Materials provided:
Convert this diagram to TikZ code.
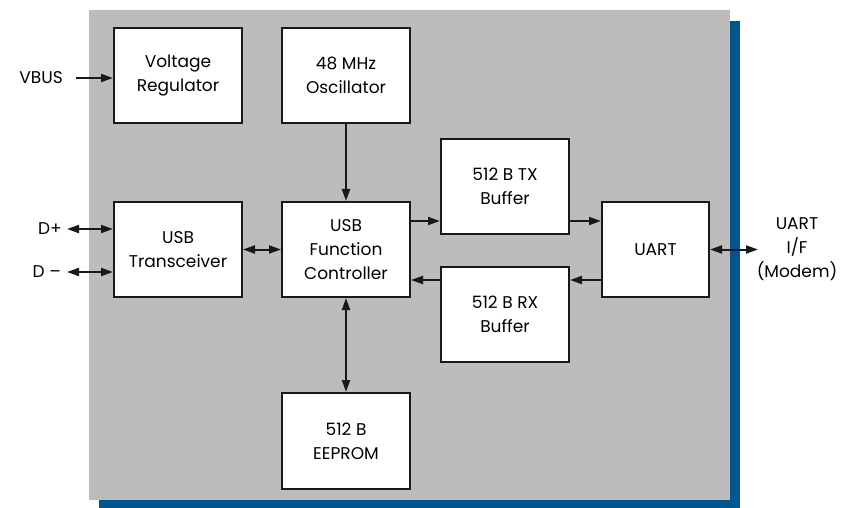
\documentclass[tikz,border=0pt]{standalone}
\usepackage{fontspec}
\setmainfont{Poppins}
\usetikzlibrary{calc}
\usetikzlibrary{arrows.meta}

\definecolor{panelgray}{HTML}{BDBCBA}
\definecolor{shadowblue}{HTML}{02568E}

\begin{document}
\begin{tikzpicture}[x=1pt,y=-1pt,
  block/.style={draw=black!90,line width=2pt,fill=white,minimum width=128pt,
    minimum height=95pt,align=center,inner sep=0pt},
  conn/.style={line width=2pt,draw=black!90,-{Triangle[length=12pt,width=8pt]}},
  bconn/.style={line width=2pt,draw=black!90,
    {Triangle[length=12pt,width=8pt]}-{Triangle[length=12pt,width=8pt]}},
  lbl/.style={align=center,inner sep=0pt},
  font=\fontsize{17}{24}\selectfont]

\useasboundingbox (0,0) rectangle (852,508);

% Chip body with shadow
\fill[shadowblue] (99,21) rectangle (740,508);
\fill[panelgray] (89,10) rectangle (730,500);

% Blocks
\node[block] (reg) at (178,75.5) {Voltage\\Regulator};
\node[block] (osc) at (346,75.5) {48 MHz\\Oscillator};
\node[block] (xcvr) at (178,249.5) {USB\\Transceiver};
\node[block] (ctrl) at (346,249.5) {USB\\Function\\Controller};
\node[block] (txbuf) at (505,186.5) {512 B TX\\Buffer};
\node[block] (rxbuf) at (505,314.5) {512 B RX\\Buffer};
\node[block,minimum width=107pt] (uart) at (655.5,249.5) {UART};
\node[block,minimum height=96pt] (eeprom) at (346,441) {512 B\\EEPROM};

% Outside pins
\coordinate (vbusin) at (76,78);
\coordinate (dplus) at (67,229);
\coordinate (dminus) at (67,272);
\coordinate (ifport) at (758,249.5);
\node[lbl,anchor=east] (vbus) at (63,78) {VBUS};
\node[lbl,anchor=east] (dp) at (62,229) {D+};
\node[lbl,anchor=east] (dm) at (61,272) {D –};
\node[lbl] (uartif) at (797,249) {UART\\I/F\\(Modem)};

% Rows for the buffer paths
\coordinate (txrow) at (0,221);
\coordinate (rxrow) at (0,280);

% Connectors
\draw[conn] (vbusin) -- (reg.west |- vbusin);
\draw[bconn] (dplus) -- (xcvr.west |- dplus);
\draw[bconn] (dminus) -- (xcvr.west |- dminus);
\draw[bconn] (xcvr.east) -- (ctrl.west);
\draw[conn] (osc.south) -- (ctrl.north);
\draw[bconn] (ctrl.south) -- (eeprom.north);
\draw[conn] (ctrl.east |- txrow) -- (txbuf.west |- txrow);
\draw[conn] (txbuf.east |- txrow) -- (uart.west |- txrow);
\draw[conn] (uart.west |- rxrow) -- (rxbuf.east |- rxrow);
\draw[conn] (rxbuf.west |- rxrow) -- (ctrl.east |- rxrow);
\draw[bconn] (uart.east) -- (ifport);

\end{tikzpicture}
\end{document}
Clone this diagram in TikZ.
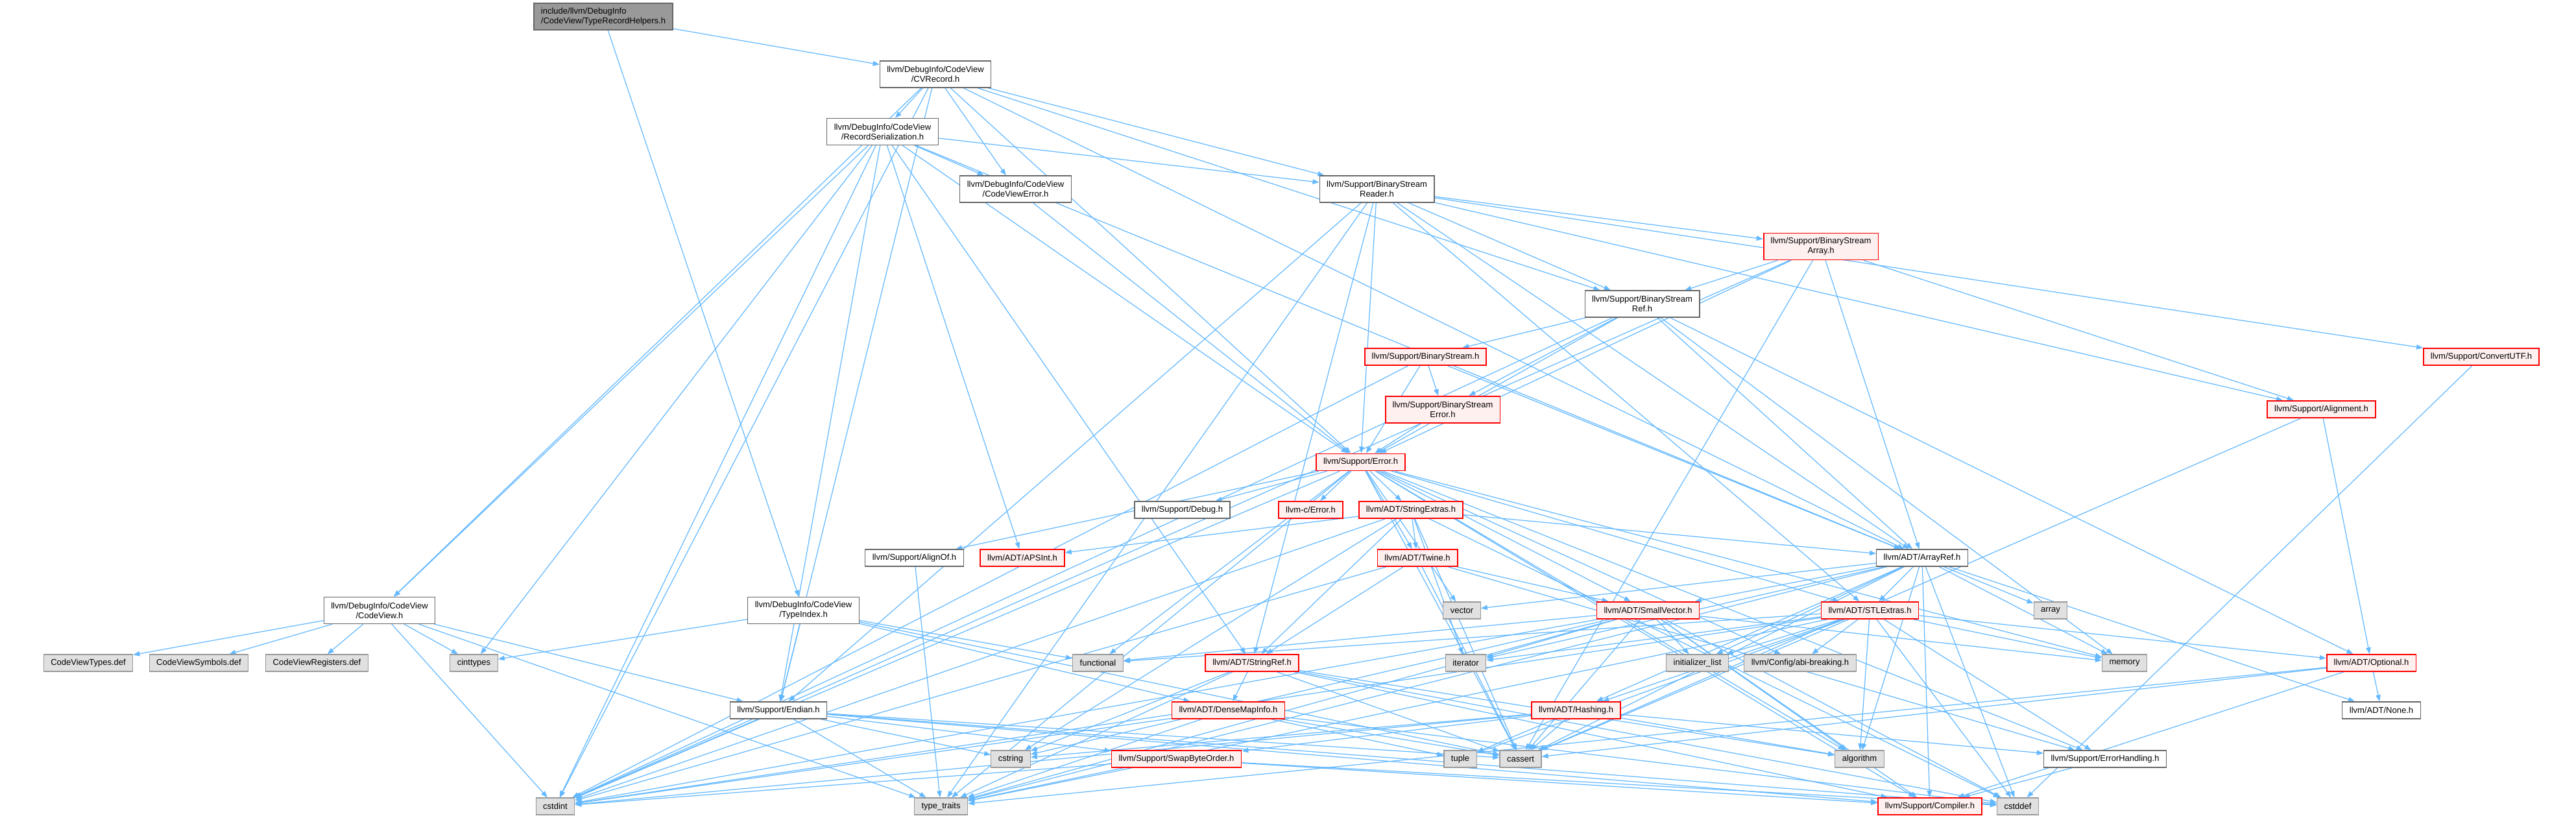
\documentclass[tikz,border=0pt]{standalone}
\usepackage{fontspec}
\setmainfont{Liberation Sans}
\usetikzlibrary{arrows.meta,backgrounds}
\definecolor{edgeblue}{HTML}{63B8FF}
\definecolor{redfill}{HTML}{FFF0F0}
\definecolor{sysfill}{HTML}{E0E0E0}
\definecolor{sysline}{HTML}{999999}
\definecolor{hdrline}{HTML}{666666}
\definecolor{rootfill}{HTML}{999999}

\begin{document}
\begin{tikzpicture}[
  x=0.01cm, y=-0.01cm,
  box/.style={draw, rectangle, font=\fontsize{3.7}{4.3}\selectfont, inner xsep=0.11cm,
              inner ysep=0pt, minimum height=0.26cm, align=center, line width=0.35pt},
  hdr/.style={box, draw=hdrline, fill=white},
  redhdr/.style={box, draw=red, fill=redfill, line width=0.5pt},
  syshdr/.style={box, draw=sysline, fill=sysfill},
  roothdr/.style={box, draw=hdrline, fill=rootfill, align=left},
  two/.style={minimum height=0.41cm},
  dep/.style={-{Triangle[length=0.1cm,width=0.075cm]}, draw=edgeblue, line width=0.35pt}
]
  \useasboundingbox (0,0) rectangle (3971,1261);

  %-- CodeView headers
  \node[roothdr, two] (trh)       at (930,25.5)    {include/llvm/DebugInfo\\/CodeView/TypeRecordHelpers.h};
  \node[hdr, two]     (cvrecord)  at (1442,114.5)  {llvm/DebugInfo/CodeView\\/CVRecord.h};
  \node[hdr, two]     (recser)    at (1360.5,203)  {llvm/DebugInfo/CodeView\\/RecordSerialization.h};
  \node[hdr, two]     (cverror)   at (1565.5,291.5){llvm/DebugInfo/CodeView\\/CodeViewError.h};
  \node[hdr, two]     (codeview)  at (585,941)     {llvm/DebugInfo/CodeView\\/CodeView.h};
  \node[hdr, two]     (typeindex) at (1238.5,941)  {llvm/DebugInfo/CodeView\\/TypeIndex.h};
  \node[syshdr]       (cvtypes)   at (136,1022)    {CodeViewTypes.def};
  \node[syshdr]       (cvsymbols) at (306.5,1022)  {CodeViewSymbols.def};
  \node[syshdr]       (cvregs)    at (488.5,1022)  {CodeViewRegisters.def};

  %-- Support headers
  \node[hdr, two]     (bsreader)  at (2122.5,291.5){llvm/Support/BinaryStream\\Reader.h};
  \node[redhdr, two]  (bsarray)   at (2807,380)    {llvm/Support/BinaryStream\\Array.h};
  \node[hdr, two]     (bsref)     at (2531.5,468.5){llvm/Support/BinaryStream\\Ref.h};
  \node[redhdr]       (bstream)   at (2197.5,550)  {llvm/Support/BinaryStream.h};
  \node[redhdr]       (convutf)   at (3825,550)    {llvm/Support/ConvertUTF.h};
  \node[redhdr, two]  (bserror)   at (2224,631.5)  {llvm/Support/BinaryStream\\Error.h};
  \node[redhdr]       (align)     at (3578.5,631)  {llvm/Support/Alignment.h};
  \node[redhdr]       (error)     at (2097.5,712.5){llvm/Support/Error.h};
  \node[hdr]          (debug)     at (1822.5,786)  {llvm/Support/Debug.h};
  \node[redhdr]       (cerror)    at (2020.5,786)  {llvm-c/Error.h};
  \node[hdr]          (alignof)   at (1409.5,860)  {llvm/Support/AlignOf.h};
  \node[hdr]          (endian)    at (1200,1095)   {llvm/Support/Endian.h};
  \node[redhdr]       (swapbyte)  at (1813.5,1170) {llvm/Support/SwapByteOrder.h};
  \node[hdr]          (errhandl)  at (3245,1170)   {llvm/Support/ErrorHandling.h};
  \node[redhdr]       (compiler)  at (2975,1243)   {llvm/Support/Compiler.h};
  \node[syshdr]       (abibreak)  at (2775,1022)   {llvm/Config/abi-breaking.h};

  %-- ADT headers
  \node[redhdr]       (strext)    at (2175,786)    {llvm/ADT/StringExtras.h};
  \node[redhdr]       (apsint)    at (1576,860)    {llvm/ADT/APSInt.h};
  \node[redhdr]       (twine)     at (2185,860)    {llvm/ADT/Twine.h};
  \node[hdr]          (arrayref)  at (2963,860)    {llvm/ADT/ArrayRef.h};
  \node[redhdr]       (smallvec)  at (2540.5,941)  {llvm/ADT/SmallVector.h};
  \node[redhdr]       (stlextras) at (2882.5,941)  {llvm/ADT/STLExtras.h};
  \node[redhdr]       (stringref) at (1930,1022)   {llvm/ADT/StringRef.h};
  \node[redhdr]       (optional)  at (3655.5,1022) {llvm/ADT/Optional.h};
  \node[redhdr]       (densemap)  at (1893.5,1095) {llvm/ADT/DenseMapInfo.h};
  \node[redhdr]       (hashing)   at (2429.5,1095) {llvm/ADT/Hashing.h};
  \node[hdr]          (none)      at (3671,1095)   {llvm/ADT/None.h};

  %-- Standard headers
  \node[syshdr]       (vector)    at (2253.5,941)  {vector};
  \node[syshdr]       (array)     at (3161,941)    {array};
  \node[syshdr]       (cinttypes) at (730.5,1022)  {cinttypes};
  \node[syshdr]       (functional)at (1692.5,1022) {functional};
  \node[syshdr]       (iterator)  at (2259.5,1022) {iterator};
  \node[syshdr]       (initlist)  at (2616.5,1022) {initializer\_list};
  \node[syshdr]       (memory)    at (3275,1022)   {memory};
  \node[syshdr]       (cstring)   at (1558,1170)   {cstring};
  \node[syshdr]       (tuple)     at (2251,1170)   {tuple};
  \node[syshdr]       (cassert)   at (2344,1170)   {cassert};
  \node[syshdr]       (algorithm) at (2866.5,1170) {algorithm};
  \node[syshdr]       (cstdint)   at (856,1243)    {cstdint};
  \node[syshdr]       (typetraits)at (1450.5,1243) {type\_traits};
  \node[syshdr]       (cstddef)   at (3110.5,1243) {cstddef};

  %-- Include edges
  \begin{scope}[on background layer]
    \foreach \t in {cvrecord,typeindex} \draw[dep] (trh) -- (\t);
    \foreach \t in {codeview,cverror,recser,bsreader,bsref,error,endian,cstdint,arrayref}
      \draw[dep] (cvrecord) -- (\t);
    \foreach \t in {apsint,arrayref,stringref,codeview,cverror,bsreader,endian,error,cinttypes,cstdint}
      \draw[dep] (recser) -- (\t);
    \draw[dep] (cverror) -- (error);
    \foreach \t in {arrayref,stlextras,stringref,align,bsarray,bsref,convutf,endian,error,typetraits}
      \draw[dep] (bsreader) -- (\t);
    \foreach \t in {arrayref,align,bsref,error,cassert,cstdint}
      \draw[dep] (bsarray) -- (\t);
    \foreach \t in {arrayref,optional,bstream,bserror,error,cstdint,memory}
      \draw[dep] (bsref) -- (\t);
    \foreach \t in {arrayref,bserror,error,cstdint}
      \draw[dep] (bstream) -- (\t);
    \draw[dep] (bserror) -- (error);
    \draw[dep] (convutf) -- (cstddef);
    \foreach \t in {optional,cassert} \draw[dep] (align) -- (\t);
    \foreach \t in {cerror,stlextras,smallvec,strext,twine,abibreak,alignof,compiler,debug,
                    errhandl,algorithm,cassert,cstdint,functional,memory,typetraits,vector}
      \draw[dep] (error) -- (\t);
    \foreach \t in {apsint,arrayref,stringref,twine,cassert,cstddef,cstdint,cstring,iterator}
      \draw[dep] (strext) -- (\t);
    \foreach \t in {smallvec,stringref,errhandl,cassert,cstdint}
      \draw[dep] (twine) -- (\t);
    \draw[dep] (alignof) -- (typetraits);
    \foreach \t in {hashing,none,smallvec,stlextras,compiler,algorithm,array,cassert,cstddef,
                    initlist,iterator,memory,typetraits,vector}
      \draw[dep] (arrayref) -- (\t);
    \foreach \t in {cvtypes,cvsymbols,cvregs,cinttypes,endian,cstdint,typetraits}
      \draw[dep] (codeview) -- (\t);
    \foreach \t in {densemap,endian,cassert,cinttypes,functional}
      \draw[dep] (typeindex) -- (\t);
    \foreach \t in {compiler,algorithm,cassert,cstddef,cstring,functional,initlist,iterator,
                    memory,typetraits,cstdint}
      \draw[dep] (smallvec) -- (\t);
    \foreach \t in {hashing,optional,abibreak,errhandl,algorithm,cassert,cstddef,cstdint,
                    functional,initlist,iterator,memory,tuple,typetraits}
      \draw[dep] (stlextras) -- (\t);
    \foreach \t in {densemap,compiler,algorithm,cassert,cstddef,cstring,typetraits}
      \draw[dep] (stringref) -- (\t);
    \foreach \t in {none,compiler,cassert,typetraits} \draw[dep] (optional) -- (\t);
    \foreach \t in {compiler,swapbyte,cassert,cstddef,cstdint,cstring,typetraits}
      \draw[dep] (endian) -- (\t);
    \foreach \t in {cassert,cstddef,cstdint,tuple,typetraits}
      \draw[dep] (densemap) -- (\t);
    \foreach \t in {errhandl,swapbyte,algorithm,cassert,cstring,tuple,cstdint}
      \draw[dep] (hashing) -- (\t);
    \foreach \t in {compiler,cstddef,cstdint,typetraits}
      \draw[dep] (swapbyte) -- (\t);
    \draw[dep] (errhandl) -- (compiler);
  \end{scope}
\end{tikzpicture}
\end{document}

Goal of the exercise: Set down the records above word for word, from the first line through the line containing "(rxrow) at (0,280);", both included; leave out the pictures.

The response:
Convert this diagram to TikZ code.
\documentclass[tikz,border=0pt]{standalone}
\usepackage{fontspec}
\setmainfont{Poppins}
\usetikzlibrary{calc}
\usetikzlibrary{arrows.meta}

\definecolor{panelgray}{HTML}{BDBCBA}
\definecolor{shadowblue}{HTML}{02568E}

\begin{document}
\begin{tikzpicture}[x=1pt,y=-1pt,
  block/.style={draw=black!90,line width=2pt,fill=white,minimum width=128pt,
    minimum height=95pt,align=center,inner sep=0pt},
  conn/.style={line width=2pt,draw=black!90,-{Triangle[length=12pt,width=8pt]}},
  bconn/.style={line width=2pt,draw=black!90,
    {Triangle[length=12pt,width=8pt]}-{Triangle[length=12pt,width=8pt]}},
  lbl/.style={align=center,inner sep=0pt},
  font=\fontsize{17}{24}\selectfont]

\useasboundingbox (0,0) rectangle (852,508);

% Chip body with shadow
\fill[shadowblue] (99,21) rectangle (740,508);
\fill[panelgray] (89,10) rectangle (730,500);

% Blocks
\node[block] (reg) at (178,75.5) {Voltage\\Regulator};
\node[block] (osc) at (346,75.5) {48 MHz\\Oscillator};
\node[block] (xcvr) at (178,249.5) {USB\\Transceiver};
\node[block] (ctrl) at (346,249.5) {USB\\Function\\Controller};
\node[block] (txbuf) at (505,186.5) {512 B TX\\Buffer};
\node[block] (rxbuf) at (505,314.5) {512 B RX\\Buffer};
\node[block,minimum width=107pt] (uart) at (655.5,249.5) {UART};
\node[block,minimum height=96pt] (eeprom) at (346,441) {512 B\\EEPROM};

% Outside pins
\coordinate (vbusin) at (76,78);
\coordinate (dplus) at (67,229);
\coordinate (dminus) at (67,272);
\coordinate (ifport) at (758,249.5);
\node[lbl,anchor=east] (vbus) at (63,78) {VBUS};
\node[lbl,anchor=east] (dp) at (62,229) {D+};
\node[lbl,anchor=east] (dm) at (61,272) {D –};
\node[lbl] (uartif) at (797,249) {UART\\I/F\\(Modem)};

% Rows for the buffer paths
\coordinate (txrow) at (0,221);
\coordinate (rxrow) at (0,280);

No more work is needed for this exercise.